My Son’s Soft Serve Ice Cream Shoppe In The Potty

2 years, 5 months.

Dear Jack,

Mommy and I recently bought you a 3-pack of Play-Doh that looks like Neapolitan chocolate chip ice cream.

After you experimented with it for a little while, transforming your plastic horsey into a dinosaur, and using the brown Play-Doh as mud that your monster trucks drive over and “got stuck” in, you eventually wandered off into the bathroom.

I was curious as to what was going on in there, but I gave you a few minutes of privacy.

Then you called for me…

As soon as I opened the door, you announced, “Hey Daddy, I make snacks for the kids!”

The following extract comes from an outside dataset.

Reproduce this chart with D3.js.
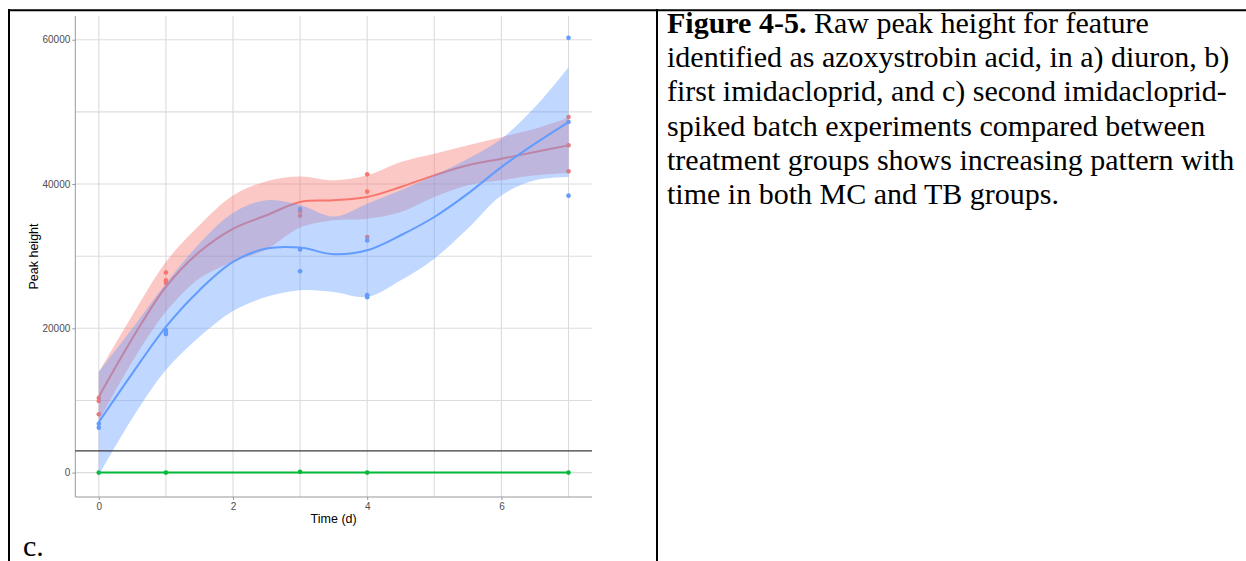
<!DOCTYPE html>
<html><head><meta charset="utf-8">
<script src="https://cdn.jsdelivr.net/npm/d3@7/dist/d3.min.js"></script>
<style>body{margin:0;background:#fff;overflow:hidden}</style>
</head><body>
<svg id="c" width="1246" height="561"></svg>
<script>
// ---------- data ----------
const xMajorTicks = [0, 2, 4, 6];
const xMinorTicks = [1, 3, 5, 7];
const yMajorTicks = [0, 20000, 40000, 60000];
const yMinorTicks = [10000, 30000, 50000];
const hlineValue = 3000;

// observed points (time in days, peak height)
const redTime   = [0, 0, 0, 1, 1, 1, 3, 3, 4, 4, 4, 7, 7, 7];
const redValue  = [10340, 9920, 8080, 27740, 26670, 26300, 36220, 35620, 41340, 38950, 32660, 49280, 45360, 41760];
const blueTime  = [0, 0, 1, 1, 1, 3, 3, 3, 4, 4, 4, 7, 7, 7];
const blueValue = [6780, 6230, 19750, 19430, 19200, 36540, 30920, 27920, 32170, 24600, 24320, 60260, 48590, 38390];
const greenTime  = [0, 1, 3, 4, 7];
const greenValue = [0, 0, 120, 0, 0];

// smoothed fits
const smoothTime = [0, 0.5, 1, 1.5, 2, 2.5, 3, 3.5, 4, 4.5, 5, 5.5, 6, 6.5, 7];
const redFit   = [10520, 18600, 25750, 30600, 33800, 35670, 37510, 37740, 38200, 39590, 41200, 42590, 43510, 44430, 45360];
const redUpper = [13890, 21800, 29200, 34280, 38400, 40400, 41060, 40510, 41200, 43050, 44200, 45360, 46500, 47660, 49190];
const redLower = [7150, 15400, 22300, 26920, 29200, 30940, 33960, 34970, 35200, 36130, 38200, 39820, 40520, 41200, 41530];
const blueFit   = [7000, 13760, 20210, 25290, 29200, 31060, 31190, 30270, 30820, 32900, 35430, 38670, 42350, 45590, 48590];
const blueUpper = [14000, 19990, 26210, 31760, 36000, 37760, 37090, 35490, 37280, 39130, 41200, 43510, 46280, 50660, 56200];
const blueLower = [-350, 7530, 14210, 18820, 22400, 24360, 25290, 25050, 24360, 26670, 29660, 33830, 38420, 40520, 40980];
const greenFit = [0, 0, 0, 0, 0, 0, 0, 0, 0, 0, 0, 0, 0, 0, 0];

const xLabel = "Time (d)";
const yLabel = "Peak height";
const panelTag = "c.";
const captionBold = "Figure 4-5.";
const captionLines = [
  " Raw peak height for feature",
  "identified as azoxystrobin acid, in a) diuron, b)",
  "first imidacloprid, and c) second imidacloprid-",
  "spiked batch experiments compared between",
  "treatment groups shows increasing pattern with",
  "time in both MC and TB groups."
];

// ---------- drawing ----------
const COL = {red: "#F8766D", green: "#00BA38", blue: "#619CFF"};
const svg = d3.select("#c");
svg.append("rect").attr("width", 1246).attr("height", 561).attr("fill", "#fff");

const P = {left: 75.3, right: 592, top: 16, bottom: 497};
const allY = [].concat(redValue, blueValue, greenValue, redUpper, redLower, blueUpper, blueLower);
const yMin = d3.min(allY), yMax = d3.max(allY), yr = yMax - yMin;
const x = d3.scaleLinear().domain([-0.35, 7.35]).range([P.left, P.right]);
const y = d3.scaleLinear().domain([yMin - 0.05 * yr, yMax + 0.05 * yr]).range([P.bottom, P.top]);

const g = svg.append("g");
// grid
const gridCol = "#dcdcdc";
g.selectAll(".gx").data(xMinorTicks.concat(xMajorTicks)).enter().append("line")
  .attr("x1", d => x(d)).attr("x2", d => x(d)).attr("y1", P.top).attr("y2", P.bottom)
  .attr("stroke", gridCol).attr("stroke-width", 1.1);
g.selectAll(".gy").data(yMinorTicks.concat(yMajorTicks)).enter().append("line")
  .attr("x1", P.left).attr("x2", P.right).attr("y1", d => y(d)).attr("y2", d => y(d))
  .attr("stroke", gridCol).attr("stroke-width", 1.1);

// axes
const xAxis = d3.axisBottom(x).tickValues(xMajorTicks).tickSize(3).tickPadding(3).tickFormat(d3.format("d"));
const yAxis = d3.axisLeft(y).tickValues(yMajorTicks).tickSize(3).tickPadding(2).tickFormat(d3.format("d"));
const gx = g.append("g").attr("transform", `translate(0,${P.bottom})`).call(xAxis);
const gy = g.append("g").attr("transform", `translate(${P.left},0)`).call(yAxis);
[gx, gy].forEach(a => {
  a.select(".domain").remove();
  a.selectAll(".tick line").attr("stroke", "#999").attr("stroke-width", 1);
  a.selectAll(".tick text").attr("fill", "#4d4d4d").attr("font-family", "'Liberation Sans', Arial, sans-serif").attr("font-size", 10);
});
g.append("line").attr("x1", P.left).attr("x2", P.left).attr("y1", P.top).attr("y2", P.bottom).attr("stroke", "#999").attr("stroke-width", 1);
g.append("line").attr("x1", P.left).attr("x2", P.right).attr("y1", P.bottom).attr("y2", P.bottom).attr("stroke", "#999").attr("stroke-width", 1);

// points
function pts(tArr, vArr, col) {
  g.append("g").selectAll("circle").data(tArr.map((t, i) => [t, vArr[i]])).enter().append("circle")
    .attr("cx", d => x(d[0])).attr("cy", d => y(d[1])).attr("r", 2.3).attr("fill", col);
}
pts(redTime, redValue, COL.red);
pts(greenTime, greenValue, COL.green);
pts(blueTime, blueValue, COL.blue);

// smooths
const area = d3.area().x(d => x(d.t)).y0(d => y(d.lo)).y1(d => y(d.hi)).curve(d3.curveCatmullRom);
const line = d3.line().x(d => x(d.t)).y(d => y(d.v)).curve(d3.curveCatmullRom);
function smooth(fit, lo, hi, col) {
  if (lo) {
    g.append("path").datum(smoothTime.map((t, i) => ({t, lo: lo[i], hi: hi[i]})))
      .attr("d", area).attr("fill", col).attr("fill-opacity", 0.4);
  }
  g.append("path").datum(smoothTime.map((t, i) => ({t, v: fit[i]})))
    .attr("d", line).attr("fill", "none").attr("stroke", col).attr("stroke-width", 2);
}
smooth(redFit, redLower, redUpper, COL.red);
smooth(greenFit, null, null, COL.green);
smooth(blueFit, blueLower, blueUpper, COL.blue);

// horizontal reference line
g.append("line").attr("x1", P.left).attr("x2", P.right).attr("y1", y(hlineValue)).attr("y2", y(hlineValue))
  .attr("stroke", "#3a3a3a").attr("stroke-width", 1.2);

// axis titles
g.append("text").attr("x", (P.left + P.right) / 2).attr("y", 523).attr("text-anchor", "middle")
  .attr("font-family", "'Liberation Sans', Arial, sans-serif").attr("font-size", 12.5).attr("fill", "#000").text(xLabel);
g.append("text").attr("transform", `translate(38,${(P.top + P.bottom) / 2}) rotate(-90)`).attr("text-anchor", "middle")
  .attr("font-family", "'Liberation Sans', Arial, sans-serif").attr("font-size", 12.5).attr("fill", "#000").text(yLabel);

// table borders
svg.append("line").attr("x1", 8).attr("x2", 1246).attr("y1", 10.2).attr("y2", 10.2).attr("stroke", "#000").attr("stroke-width", 2);
svg.append("line").attr("x1", 9).attr("x2", 9).attr("y1", 9).attr("y2", 561).attr("stroke", "#000").attr("stroke-width", 2);
svg.append("line").attr("x1", 657).attr("x2", 657).attr("y1", 9).attr("y2", 561).attr("stroke", "#000").attr("stroke-width", 2);

// panel tag
svg.append("text").attr("x", 23).attr("y", 556).attr("font-family", "'Liberation Serif', 'Times New Roman', serif")
  .attr("font-size", 30).attr("fill", "#000").text(panelTag);

// caption
const cap = svg.append("text").attr("font-family", "'Liberation Serif', 'Times New Roman', serif").attr("font-size", 30).attr("fill", "#000");
captionLines.forEach((ln, i) => {
  const t = cap.append("tspan").attr("x", 667).attr("y", 33 + i * 34.2);
  if (i === 0) {
    t.append("tspan").attr("font-weight", "bold").text(captionBold);
    cap.append("tspan").text(ln).style("white-space", "pre");
  } else {
    t.text(ln);
  }
});
</script>
</body></html>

My favorite part about that moment wasn’t even the fact that your potty bowl was being used as the serving tray for the Play-Doh “ice cream” for young consumers.

Instead, it was that you assumed the role of the adult, and you assumed that “the kids,” who evidently are other kids your age, look forward to the glorious (and sanitary) ice cream treats you have waiting for them in the bathroom.

I try to picture a dozen 2 year-olds lining up at our front door, eager to get a taste of the delicious soft serve ice cream you serve from your potty.

You were so proud.

In your mind, you were quite the heroic adult.